_What you are asked to do_
Copy exactly the lines from the one containing "Clone this chart in matplotlib." through the one containing "plt.rcParams['mathtext.it'] = 'Liberation", both included, and leave out any pictures.

_Provided entries_
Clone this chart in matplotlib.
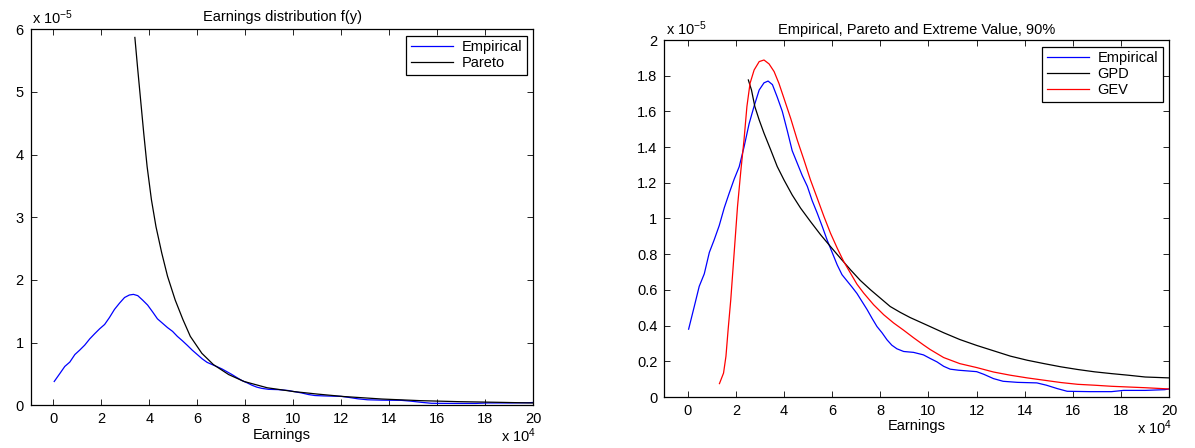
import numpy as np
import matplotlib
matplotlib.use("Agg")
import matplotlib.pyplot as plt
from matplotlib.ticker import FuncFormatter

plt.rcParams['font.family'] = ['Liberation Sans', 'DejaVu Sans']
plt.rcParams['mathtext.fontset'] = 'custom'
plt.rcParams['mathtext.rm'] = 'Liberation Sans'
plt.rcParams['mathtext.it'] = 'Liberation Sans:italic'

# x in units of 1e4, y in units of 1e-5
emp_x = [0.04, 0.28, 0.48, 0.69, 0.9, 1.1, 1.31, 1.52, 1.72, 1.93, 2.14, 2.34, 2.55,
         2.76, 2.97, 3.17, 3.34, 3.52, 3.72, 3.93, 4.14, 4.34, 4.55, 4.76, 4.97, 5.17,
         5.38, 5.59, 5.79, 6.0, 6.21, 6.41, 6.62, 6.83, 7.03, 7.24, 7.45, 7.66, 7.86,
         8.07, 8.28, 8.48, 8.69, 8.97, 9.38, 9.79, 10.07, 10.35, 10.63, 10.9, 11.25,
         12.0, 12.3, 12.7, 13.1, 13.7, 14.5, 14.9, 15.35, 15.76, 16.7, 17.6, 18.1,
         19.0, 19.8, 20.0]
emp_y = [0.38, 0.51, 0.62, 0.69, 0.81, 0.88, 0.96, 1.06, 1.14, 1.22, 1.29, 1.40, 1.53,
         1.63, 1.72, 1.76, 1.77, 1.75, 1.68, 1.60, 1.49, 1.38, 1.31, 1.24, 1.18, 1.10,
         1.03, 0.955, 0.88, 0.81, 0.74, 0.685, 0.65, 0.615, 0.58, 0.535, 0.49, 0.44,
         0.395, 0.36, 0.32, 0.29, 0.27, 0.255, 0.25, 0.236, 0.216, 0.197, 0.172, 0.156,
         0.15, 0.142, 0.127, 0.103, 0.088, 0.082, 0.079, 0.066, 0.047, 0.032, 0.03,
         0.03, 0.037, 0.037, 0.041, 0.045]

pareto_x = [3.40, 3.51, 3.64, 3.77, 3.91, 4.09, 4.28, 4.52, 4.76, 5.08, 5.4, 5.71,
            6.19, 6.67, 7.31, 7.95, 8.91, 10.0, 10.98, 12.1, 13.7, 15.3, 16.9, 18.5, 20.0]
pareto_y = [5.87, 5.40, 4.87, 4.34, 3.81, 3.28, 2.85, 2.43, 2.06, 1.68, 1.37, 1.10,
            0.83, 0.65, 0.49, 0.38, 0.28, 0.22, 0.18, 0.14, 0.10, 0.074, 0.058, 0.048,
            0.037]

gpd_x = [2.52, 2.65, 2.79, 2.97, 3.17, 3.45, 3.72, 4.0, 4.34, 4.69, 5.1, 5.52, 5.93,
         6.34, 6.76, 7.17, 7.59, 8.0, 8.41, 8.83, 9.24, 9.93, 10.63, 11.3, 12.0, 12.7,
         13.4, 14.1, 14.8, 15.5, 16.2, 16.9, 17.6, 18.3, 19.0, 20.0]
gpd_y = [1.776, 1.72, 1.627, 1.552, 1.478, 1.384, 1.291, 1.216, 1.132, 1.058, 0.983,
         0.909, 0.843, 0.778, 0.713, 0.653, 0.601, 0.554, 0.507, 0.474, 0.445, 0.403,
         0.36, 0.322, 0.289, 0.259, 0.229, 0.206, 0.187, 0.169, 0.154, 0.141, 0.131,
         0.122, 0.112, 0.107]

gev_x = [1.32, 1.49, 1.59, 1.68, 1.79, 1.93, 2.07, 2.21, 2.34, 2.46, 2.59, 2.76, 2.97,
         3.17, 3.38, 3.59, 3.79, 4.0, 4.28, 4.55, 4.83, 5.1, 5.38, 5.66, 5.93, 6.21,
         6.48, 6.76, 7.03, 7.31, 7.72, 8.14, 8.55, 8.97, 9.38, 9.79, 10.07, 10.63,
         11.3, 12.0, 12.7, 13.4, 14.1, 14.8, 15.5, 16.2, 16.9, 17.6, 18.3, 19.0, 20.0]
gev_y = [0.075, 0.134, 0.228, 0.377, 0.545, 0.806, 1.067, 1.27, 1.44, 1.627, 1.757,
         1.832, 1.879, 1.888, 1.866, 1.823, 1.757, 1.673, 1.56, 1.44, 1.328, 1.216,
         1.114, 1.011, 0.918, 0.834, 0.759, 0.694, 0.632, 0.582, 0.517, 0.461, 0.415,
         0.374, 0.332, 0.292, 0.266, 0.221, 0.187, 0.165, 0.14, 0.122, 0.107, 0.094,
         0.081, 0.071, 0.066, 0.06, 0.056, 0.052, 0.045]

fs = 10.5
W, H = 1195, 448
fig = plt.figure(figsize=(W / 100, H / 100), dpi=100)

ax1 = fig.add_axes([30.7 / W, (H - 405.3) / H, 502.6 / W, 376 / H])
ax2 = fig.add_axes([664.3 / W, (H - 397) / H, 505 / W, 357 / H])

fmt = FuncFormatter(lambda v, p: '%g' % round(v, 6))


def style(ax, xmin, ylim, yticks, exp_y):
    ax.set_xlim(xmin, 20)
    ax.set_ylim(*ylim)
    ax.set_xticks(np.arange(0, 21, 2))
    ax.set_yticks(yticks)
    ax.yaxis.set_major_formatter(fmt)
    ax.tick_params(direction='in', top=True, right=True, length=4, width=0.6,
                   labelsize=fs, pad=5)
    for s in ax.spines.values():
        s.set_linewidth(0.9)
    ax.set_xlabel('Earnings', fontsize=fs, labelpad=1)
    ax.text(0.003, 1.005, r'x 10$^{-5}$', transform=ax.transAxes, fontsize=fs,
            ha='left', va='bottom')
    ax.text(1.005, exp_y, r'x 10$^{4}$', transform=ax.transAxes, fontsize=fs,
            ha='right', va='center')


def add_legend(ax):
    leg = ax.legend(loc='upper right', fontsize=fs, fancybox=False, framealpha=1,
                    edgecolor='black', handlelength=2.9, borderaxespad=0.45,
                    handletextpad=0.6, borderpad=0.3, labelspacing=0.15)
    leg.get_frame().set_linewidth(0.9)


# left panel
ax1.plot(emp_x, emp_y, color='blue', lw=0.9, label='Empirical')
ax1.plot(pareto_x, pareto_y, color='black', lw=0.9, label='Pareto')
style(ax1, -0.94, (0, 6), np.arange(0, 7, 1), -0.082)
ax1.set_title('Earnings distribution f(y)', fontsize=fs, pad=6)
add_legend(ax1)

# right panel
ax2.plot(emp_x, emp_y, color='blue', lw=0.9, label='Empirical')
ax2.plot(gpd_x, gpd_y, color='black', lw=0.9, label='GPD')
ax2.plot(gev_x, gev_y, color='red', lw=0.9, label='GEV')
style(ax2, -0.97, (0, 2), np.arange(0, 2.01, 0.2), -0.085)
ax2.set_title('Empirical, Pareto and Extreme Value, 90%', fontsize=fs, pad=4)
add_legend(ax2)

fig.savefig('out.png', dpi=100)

* * *

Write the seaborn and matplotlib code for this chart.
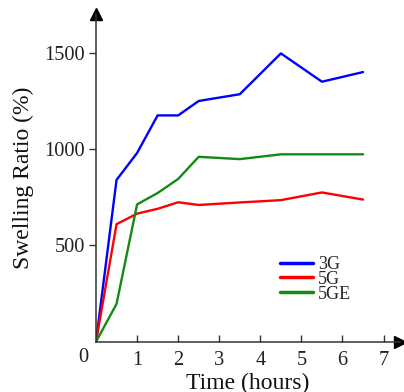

==

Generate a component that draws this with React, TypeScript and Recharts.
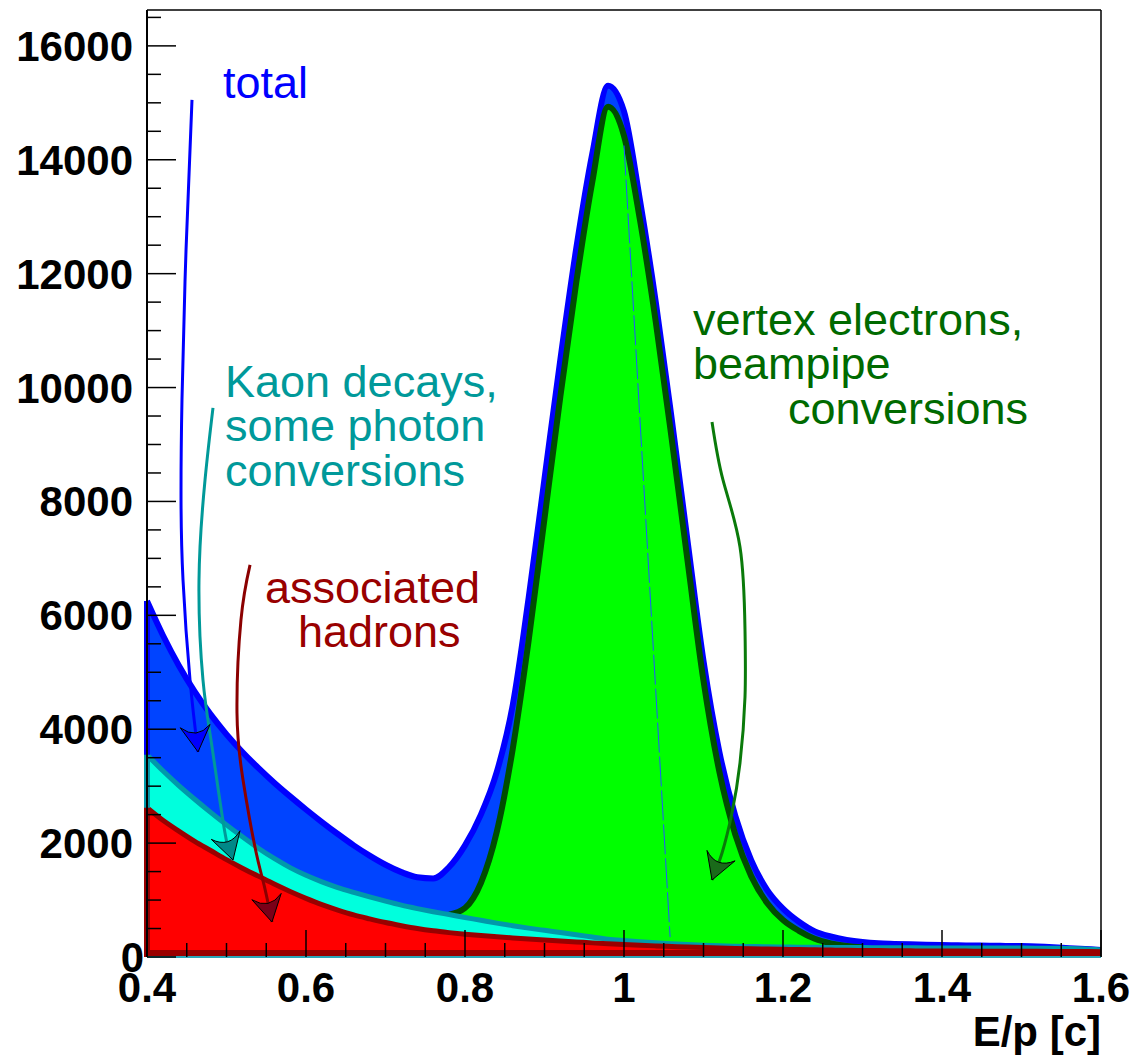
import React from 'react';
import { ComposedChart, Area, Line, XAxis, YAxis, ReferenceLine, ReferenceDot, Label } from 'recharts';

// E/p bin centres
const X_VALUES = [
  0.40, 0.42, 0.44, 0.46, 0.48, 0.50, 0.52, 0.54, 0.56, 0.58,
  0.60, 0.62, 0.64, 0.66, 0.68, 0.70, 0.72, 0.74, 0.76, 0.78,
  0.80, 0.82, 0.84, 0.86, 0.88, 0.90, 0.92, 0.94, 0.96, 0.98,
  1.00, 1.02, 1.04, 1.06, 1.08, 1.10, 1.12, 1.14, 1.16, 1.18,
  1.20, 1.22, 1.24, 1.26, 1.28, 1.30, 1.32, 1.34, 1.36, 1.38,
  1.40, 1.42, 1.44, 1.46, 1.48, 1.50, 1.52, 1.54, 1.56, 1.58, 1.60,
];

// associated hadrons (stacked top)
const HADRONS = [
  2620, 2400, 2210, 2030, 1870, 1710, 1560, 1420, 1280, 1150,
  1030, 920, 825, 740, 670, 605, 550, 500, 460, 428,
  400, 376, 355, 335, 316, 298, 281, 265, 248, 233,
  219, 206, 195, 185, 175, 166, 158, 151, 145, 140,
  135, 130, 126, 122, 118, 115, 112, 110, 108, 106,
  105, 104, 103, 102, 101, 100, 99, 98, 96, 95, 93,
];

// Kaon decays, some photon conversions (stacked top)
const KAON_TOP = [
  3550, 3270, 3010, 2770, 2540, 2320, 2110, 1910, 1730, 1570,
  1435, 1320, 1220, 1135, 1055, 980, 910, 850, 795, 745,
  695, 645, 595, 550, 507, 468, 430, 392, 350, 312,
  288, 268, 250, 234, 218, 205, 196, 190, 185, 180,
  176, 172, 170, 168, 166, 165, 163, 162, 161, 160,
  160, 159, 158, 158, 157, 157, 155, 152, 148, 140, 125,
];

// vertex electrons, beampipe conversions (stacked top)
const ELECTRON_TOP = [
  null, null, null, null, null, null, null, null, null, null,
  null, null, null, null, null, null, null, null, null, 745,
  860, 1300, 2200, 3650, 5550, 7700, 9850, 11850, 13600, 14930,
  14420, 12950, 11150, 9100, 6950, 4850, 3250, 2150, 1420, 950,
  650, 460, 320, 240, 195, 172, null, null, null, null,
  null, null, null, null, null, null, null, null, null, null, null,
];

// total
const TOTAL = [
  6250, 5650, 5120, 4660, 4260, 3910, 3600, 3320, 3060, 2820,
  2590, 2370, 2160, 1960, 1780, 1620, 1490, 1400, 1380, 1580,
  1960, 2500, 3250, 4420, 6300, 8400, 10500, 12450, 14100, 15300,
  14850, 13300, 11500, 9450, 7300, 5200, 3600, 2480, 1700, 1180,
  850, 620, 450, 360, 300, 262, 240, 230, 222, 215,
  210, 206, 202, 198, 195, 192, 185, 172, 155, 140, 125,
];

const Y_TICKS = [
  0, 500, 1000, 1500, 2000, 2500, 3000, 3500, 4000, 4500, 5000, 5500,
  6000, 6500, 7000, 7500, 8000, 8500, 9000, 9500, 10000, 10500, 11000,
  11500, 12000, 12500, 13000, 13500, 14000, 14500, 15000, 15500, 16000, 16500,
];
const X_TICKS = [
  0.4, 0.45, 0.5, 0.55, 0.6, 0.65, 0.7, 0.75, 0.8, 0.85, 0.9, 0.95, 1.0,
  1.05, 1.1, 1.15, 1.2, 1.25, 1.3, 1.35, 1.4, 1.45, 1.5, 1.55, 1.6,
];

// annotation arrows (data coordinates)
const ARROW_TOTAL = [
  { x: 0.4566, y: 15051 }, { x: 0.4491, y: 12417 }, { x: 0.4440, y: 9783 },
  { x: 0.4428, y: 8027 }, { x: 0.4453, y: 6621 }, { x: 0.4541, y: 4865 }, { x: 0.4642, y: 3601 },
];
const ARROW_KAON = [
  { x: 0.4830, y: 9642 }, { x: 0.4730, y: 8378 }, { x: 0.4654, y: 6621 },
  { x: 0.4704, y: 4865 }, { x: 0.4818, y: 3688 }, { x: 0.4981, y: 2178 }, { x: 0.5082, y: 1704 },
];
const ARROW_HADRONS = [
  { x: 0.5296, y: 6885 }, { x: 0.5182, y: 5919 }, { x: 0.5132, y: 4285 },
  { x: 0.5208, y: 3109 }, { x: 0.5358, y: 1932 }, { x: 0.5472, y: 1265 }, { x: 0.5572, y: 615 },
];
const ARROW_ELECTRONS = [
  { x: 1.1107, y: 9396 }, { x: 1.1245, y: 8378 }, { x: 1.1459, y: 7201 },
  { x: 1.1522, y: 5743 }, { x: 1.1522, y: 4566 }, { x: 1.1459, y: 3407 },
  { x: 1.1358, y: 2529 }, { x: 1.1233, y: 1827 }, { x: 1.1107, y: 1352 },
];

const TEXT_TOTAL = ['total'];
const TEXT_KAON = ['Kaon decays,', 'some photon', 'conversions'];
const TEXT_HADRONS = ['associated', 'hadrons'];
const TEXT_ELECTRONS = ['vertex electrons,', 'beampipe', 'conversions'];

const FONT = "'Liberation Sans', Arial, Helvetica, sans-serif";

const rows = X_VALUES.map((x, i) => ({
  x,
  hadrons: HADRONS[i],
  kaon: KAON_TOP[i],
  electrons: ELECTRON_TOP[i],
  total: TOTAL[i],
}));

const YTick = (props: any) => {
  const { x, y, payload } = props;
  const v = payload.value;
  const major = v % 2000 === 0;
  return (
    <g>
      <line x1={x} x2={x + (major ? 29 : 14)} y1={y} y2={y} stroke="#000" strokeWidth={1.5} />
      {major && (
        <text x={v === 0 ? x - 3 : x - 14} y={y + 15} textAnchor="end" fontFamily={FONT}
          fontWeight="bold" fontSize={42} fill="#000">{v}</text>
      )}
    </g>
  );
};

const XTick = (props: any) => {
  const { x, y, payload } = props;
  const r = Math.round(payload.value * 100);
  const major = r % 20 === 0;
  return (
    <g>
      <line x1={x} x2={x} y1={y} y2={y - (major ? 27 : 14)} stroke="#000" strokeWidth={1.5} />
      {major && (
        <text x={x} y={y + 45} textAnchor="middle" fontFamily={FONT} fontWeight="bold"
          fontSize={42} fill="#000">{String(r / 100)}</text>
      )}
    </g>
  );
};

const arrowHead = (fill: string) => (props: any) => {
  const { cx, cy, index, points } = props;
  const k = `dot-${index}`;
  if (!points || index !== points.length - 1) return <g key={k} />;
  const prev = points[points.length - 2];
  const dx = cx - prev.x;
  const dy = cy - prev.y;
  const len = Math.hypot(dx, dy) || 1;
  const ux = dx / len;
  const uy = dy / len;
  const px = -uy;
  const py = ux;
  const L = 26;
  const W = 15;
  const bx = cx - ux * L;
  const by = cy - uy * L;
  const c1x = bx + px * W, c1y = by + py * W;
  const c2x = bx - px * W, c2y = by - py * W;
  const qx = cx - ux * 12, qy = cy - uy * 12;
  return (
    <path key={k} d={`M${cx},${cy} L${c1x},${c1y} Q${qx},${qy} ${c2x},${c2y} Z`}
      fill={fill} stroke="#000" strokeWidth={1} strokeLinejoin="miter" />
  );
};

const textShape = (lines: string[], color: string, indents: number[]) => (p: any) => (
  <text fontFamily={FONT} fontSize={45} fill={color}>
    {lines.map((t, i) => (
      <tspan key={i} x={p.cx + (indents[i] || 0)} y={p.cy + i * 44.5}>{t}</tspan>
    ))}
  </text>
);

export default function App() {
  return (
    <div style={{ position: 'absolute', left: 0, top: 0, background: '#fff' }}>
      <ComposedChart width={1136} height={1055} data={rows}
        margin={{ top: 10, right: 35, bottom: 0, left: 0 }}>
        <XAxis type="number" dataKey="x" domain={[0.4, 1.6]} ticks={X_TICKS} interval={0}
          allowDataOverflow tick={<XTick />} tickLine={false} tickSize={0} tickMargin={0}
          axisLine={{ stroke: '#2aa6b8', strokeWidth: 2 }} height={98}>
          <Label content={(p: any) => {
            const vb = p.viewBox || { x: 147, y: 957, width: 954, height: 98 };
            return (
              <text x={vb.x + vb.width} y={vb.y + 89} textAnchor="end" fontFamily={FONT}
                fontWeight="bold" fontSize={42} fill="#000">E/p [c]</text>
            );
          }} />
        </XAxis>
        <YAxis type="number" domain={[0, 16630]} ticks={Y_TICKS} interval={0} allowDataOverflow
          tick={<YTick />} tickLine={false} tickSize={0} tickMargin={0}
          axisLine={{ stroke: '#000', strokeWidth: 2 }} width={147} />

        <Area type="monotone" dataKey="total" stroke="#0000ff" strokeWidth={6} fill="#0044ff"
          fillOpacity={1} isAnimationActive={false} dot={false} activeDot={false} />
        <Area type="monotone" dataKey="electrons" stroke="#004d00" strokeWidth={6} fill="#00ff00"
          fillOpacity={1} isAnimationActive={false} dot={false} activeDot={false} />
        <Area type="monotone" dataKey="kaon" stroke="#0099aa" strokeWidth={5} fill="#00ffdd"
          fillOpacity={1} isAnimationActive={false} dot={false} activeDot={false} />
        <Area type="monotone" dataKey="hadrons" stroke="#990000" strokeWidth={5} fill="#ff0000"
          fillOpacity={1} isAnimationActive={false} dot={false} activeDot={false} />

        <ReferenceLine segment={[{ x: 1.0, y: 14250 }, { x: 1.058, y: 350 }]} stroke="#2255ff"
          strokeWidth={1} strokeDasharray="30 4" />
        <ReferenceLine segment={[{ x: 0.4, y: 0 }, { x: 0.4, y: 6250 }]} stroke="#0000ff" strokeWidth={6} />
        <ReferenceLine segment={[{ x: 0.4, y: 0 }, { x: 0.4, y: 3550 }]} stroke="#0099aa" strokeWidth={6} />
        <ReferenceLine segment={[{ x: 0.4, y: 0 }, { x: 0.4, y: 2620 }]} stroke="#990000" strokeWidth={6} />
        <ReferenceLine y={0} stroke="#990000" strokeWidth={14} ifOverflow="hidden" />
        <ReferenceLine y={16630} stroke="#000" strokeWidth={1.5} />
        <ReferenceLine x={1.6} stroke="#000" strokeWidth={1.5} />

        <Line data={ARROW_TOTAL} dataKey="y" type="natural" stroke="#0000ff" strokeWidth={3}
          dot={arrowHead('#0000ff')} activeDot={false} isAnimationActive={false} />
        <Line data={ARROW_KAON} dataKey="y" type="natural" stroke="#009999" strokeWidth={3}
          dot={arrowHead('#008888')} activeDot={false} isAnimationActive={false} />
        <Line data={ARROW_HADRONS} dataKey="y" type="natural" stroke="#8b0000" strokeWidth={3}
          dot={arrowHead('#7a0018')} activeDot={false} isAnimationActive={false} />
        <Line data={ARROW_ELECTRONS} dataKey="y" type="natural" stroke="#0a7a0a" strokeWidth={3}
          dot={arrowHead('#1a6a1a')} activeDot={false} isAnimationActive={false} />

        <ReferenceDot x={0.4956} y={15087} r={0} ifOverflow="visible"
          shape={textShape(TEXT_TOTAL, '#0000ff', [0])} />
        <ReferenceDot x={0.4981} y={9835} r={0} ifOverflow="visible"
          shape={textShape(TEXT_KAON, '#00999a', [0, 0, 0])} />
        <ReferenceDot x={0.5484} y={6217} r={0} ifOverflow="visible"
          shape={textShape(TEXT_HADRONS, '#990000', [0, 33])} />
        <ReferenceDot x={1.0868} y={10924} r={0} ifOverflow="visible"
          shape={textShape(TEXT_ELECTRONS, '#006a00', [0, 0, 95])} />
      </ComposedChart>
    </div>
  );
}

_Task answer_
Clone this chart in matplotlib.
import numpy as np
import matplotlib
matplotlib.use("Agg")
import matplotlib.pyplot as plt
from matplotlib.ticker import FuncFormatter

plt.rcParams['font.family'] = ['Liberation Sans', 'DejaVu Sans']
plt.rcParams['mathtext.fontset'] = 'custom'
plt.rcParams['mathtext.rm'] = 'Liberation Sans'
plt.rcParams['mathtext.it'] = 'Liberation Sans:italic'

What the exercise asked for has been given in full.